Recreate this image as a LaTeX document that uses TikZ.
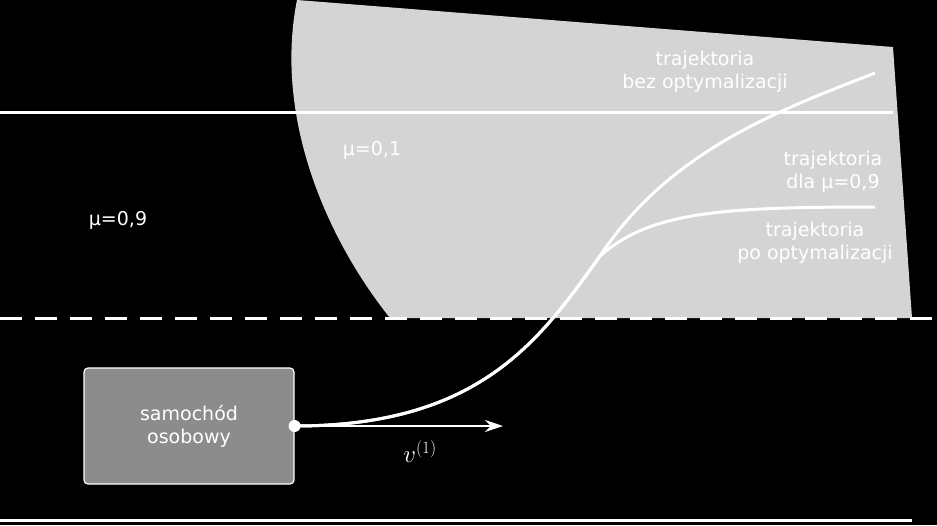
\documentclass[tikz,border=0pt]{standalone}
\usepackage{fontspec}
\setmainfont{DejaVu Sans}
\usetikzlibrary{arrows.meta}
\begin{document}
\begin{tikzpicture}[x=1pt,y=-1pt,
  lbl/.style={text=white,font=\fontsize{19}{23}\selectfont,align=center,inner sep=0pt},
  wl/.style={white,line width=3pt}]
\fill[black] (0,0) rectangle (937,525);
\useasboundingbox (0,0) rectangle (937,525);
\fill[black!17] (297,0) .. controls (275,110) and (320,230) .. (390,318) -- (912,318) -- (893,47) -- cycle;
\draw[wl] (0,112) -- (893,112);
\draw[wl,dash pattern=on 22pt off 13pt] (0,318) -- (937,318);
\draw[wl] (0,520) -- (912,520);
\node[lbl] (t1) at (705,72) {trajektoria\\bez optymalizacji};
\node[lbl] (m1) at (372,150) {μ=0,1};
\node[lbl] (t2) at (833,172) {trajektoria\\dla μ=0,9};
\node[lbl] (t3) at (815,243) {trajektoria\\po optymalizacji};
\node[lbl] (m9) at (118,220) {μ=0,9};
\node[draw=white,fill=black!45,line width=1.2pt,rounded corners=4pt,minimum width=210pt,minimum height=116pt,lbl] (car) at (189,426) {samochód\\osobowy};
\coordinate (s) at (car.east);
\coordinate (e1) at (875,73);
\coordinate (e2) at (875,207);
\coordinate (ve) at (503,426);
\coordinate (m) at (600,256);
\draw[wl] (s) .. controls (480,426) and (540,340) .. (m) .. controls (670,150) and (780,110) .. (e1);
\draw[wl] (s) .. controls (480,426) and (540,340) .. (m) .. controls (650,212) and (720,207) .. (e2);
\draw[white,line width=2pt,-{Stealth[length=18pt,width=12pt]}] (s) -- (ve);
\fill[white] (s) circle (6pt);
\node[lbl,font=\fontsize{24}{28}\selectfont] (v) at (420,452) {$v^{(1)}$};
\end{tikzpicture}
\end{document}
=====
PROBLEM STATEMENT -
Copy out the data above exactly, except the pictures.

RESULT -
Recreate this image as a LaTeX document that uses TikZ.
\documentclass[tikz,border=0pt]{standalone}
\usepackage{fontspec}
\setmainfont{DejaVu Sans}
\usetikzlibrary{arrows.meta}
\begin{document}
\begin{tikzpicture}[x=1pt,y=-1pt,
  lbl/.style={text=white,font=\fontsize{19}{23}\selectfont,align=center,inner sep=0pt},
  wl/.style={white,line width=3pt}]
\fill[black] (0,0) rectangle (937,525);
\useasboundingbox (0,0) rectangle (937,525);
\fill[black!17] (297,0) .. controls (275,110) and (320,230) .. (390,318) -- (912,318) -- (893,47) -- cycle;
\draw[wl] (0,112) -- (893,112);
\draw[wl,dash pattern=on 22pt off 13pt] (0,318) -- (937,318);
\draw[wl] (0,520) -- (912,520);
\node[lbl] (t1) at (705,72) {trajektoria\\bez optymalizacji};
\node[lbl] (m1) at (372,150) {μ=0,1};
\node[lbl] (t2) at (833,172) {trajektoria\\dla μ=0,9};
\node[lbl] (t3) at (815,243) {trajektoria\\po optymalizacji};
\node[lbl] (m9) at (118,220) {μ=0,9};
\node[draw=white,fill=black!45,line width=1.2pt,rounded corners=4pt,minimum width=210pt,minimum height=116pt,lbl] (car) at (189,426) {samochód\\osobowy};
\coordinate (s) at (car.east);
\coordinate (e1) at (875,73);
\coordinate (e2) at (875,207);
\coordinate (ve) at (503,426);
\coordinate (m) at (600,256);
\draw[wl] (s) .. controls (480,426) and (540,340) .. (m) .. controls (670,150) and (780,110) .. (e1);
\draw[wl] (s) .. controls (480,426) and (540,340) .. (m) .. controls (650,212) and (720,207) .. (e2);
\draw[white,line width=2pt,-{Stealth[length=18pt,width=12pt]}] (s) -- (ve);
\fill[white] (s) circle (6pt);
\node[lbl,font=\fontsize{24}{28}\selectfont] (v) at (420,452) {$v^{(1)}$};
\end{tikzpicture}
\end{document}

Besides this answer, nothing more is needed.